A fogueira de livros

Salim Miguel  &  Eglê Malheiros


Excerto de Memória de Editor
(Florianópolis: Escritório do Livro / IOESC, 2002).

Salim
Outra experiência minha foi como livreiro, a partir do início dos anos 50. Era a Livraria Anita Garibaldi e meu sócio era Armando Carreirão que foi, em 57, produtor do filme O Preço da ilusão. Começou como banca de jornais, num café muito famoso na época, o Café Rio Branco, na Felipe Schmidt. Depois conseguimos um ponto maior, quase na esquina da Praça xv com a Conselheiro Mafra, onde continuamos com jornais e revistas, mas passamos principalmente a vender livros. Livros que as outras livrarias quase não vendiam, livros mais da esquerda ou diretamente ligados ao Partido Comunista, e livros importados. Tínhamos, pela primeira vez em Florianópolis, uma livraria que vendia livros das principais editoras argentinas, da Fondo de Cultura Económica do México, de editoras francesas e espanholas.

A livraria tornou-se ponto de encontro de jornalistas, escritores, de políticos, de gente que gostava de ler e discutir. Mas, em 59, chegamos à conclusão de que já não tínhamos como mantê-la. Foi o Carreirão quem se deu conta de que estávamos vendendo menos — deste menos, boa parte quem estava comprando era eu, que não pagava — e acabou dizendo: “Não temos como continuar. Eu, pelo menos, não quero continuar. Em lugar de tirar alguma coisa, estou pagando”.

Resolvemos nos desfazer da livraria. Ninguém a queria, também não sei se a teríamos cedido para outra pessoa, mas acabamos passando-a para o Cláudio, que era dirigente do PC aqui, sem receber praticamente nada e com direito a ficar com os livros ainda por algum tempo.

Todo o mundo continuava freqüentando a livraria, comprando, encomendando livros. Não que ela tivesse crescido, mas continuava muito movimentada.

Em 64, no dia seis ou sete de abril, ela foi arrombada, num finzinho de tarde, quando já estava fechada por medida de segurança.
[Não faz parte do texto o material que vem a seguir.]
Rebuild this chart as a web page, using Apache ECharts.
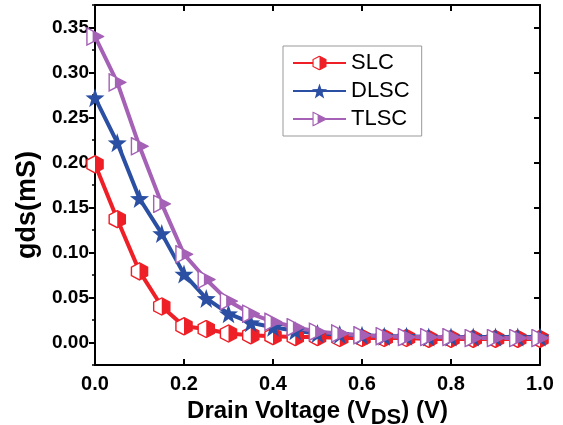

Os livros foram jogados entre a Conselheiro Mafra e a Praça xv. Alguns livros de Arte, livros mais importantes, foram devidamente carregados pelos que iam queimar os demais. Foi feita uma fogueira, a famosa fogueira de livros de Florianópolis.

Eglê
A polícia ficou por perto, impedindo quem não estava participando de se aproximar.

Salim
Os que estavam queimando (era uma meia dúzia) chamavam as pessoas para ajudar na queima, para dar volume de gente. Isso foi logo depois do golpe, eu já estava preso. Fui preso no dia dois, a fogueira foi em seis ou sete de abril.

Então fiquei sabendo dessa história. Chegou um novo preso, e quando chegava um novo preso todo o mundo avançava para cima dele para saber das novidades de fora. Mas eu estava lendo, estava empolgado com a leitura e não fui. De repente, alguém grita: “Salim, vem cá, tem uma coisa que te interessa. Estamos falando da queima da Livraria”. Foi assim que fiquei sabendo que a Livraria tinha sido queimada. E não foi “vamos queimar a Livraria Anita Garibaldi”, foi “vamos queimar a Livraria do Salim”. Embora há cinco anos não fosse mais minha, continuava sendo chamada de Livraria do Salim. Para falar a verdade, eu passava nela boa parte do tempo.

Eglê
Eu vi os livros reduzidos a cinza ali. Soube à noite, pois naquela época ninguém tinha telefone. Saí para ir ao Palácio, para saber se tinha alguma notícia sobre o Salim, alguma informação. Fui de ônibus, o ônibus parava ali na Praça Fernando Machado (nós morávamos na Agronômica). Então vi aquela barbaridade, a porta arrombada. Perguntei para alguém o que era, o que tinha acontecido, e fui até o Palácio falar com o Fúlvio Vieira. Naquele momento chegou também o Padre Braun, do Colégio Catarinense, que não sabia quem eu era. Foi então que ele disse: “Meu Deus, será que vamos voltar ao tempo do Hitler?”.

Foi obra de uma turminha que vinha formando um comitê, um grupo, sei lá, já preparando o golpe.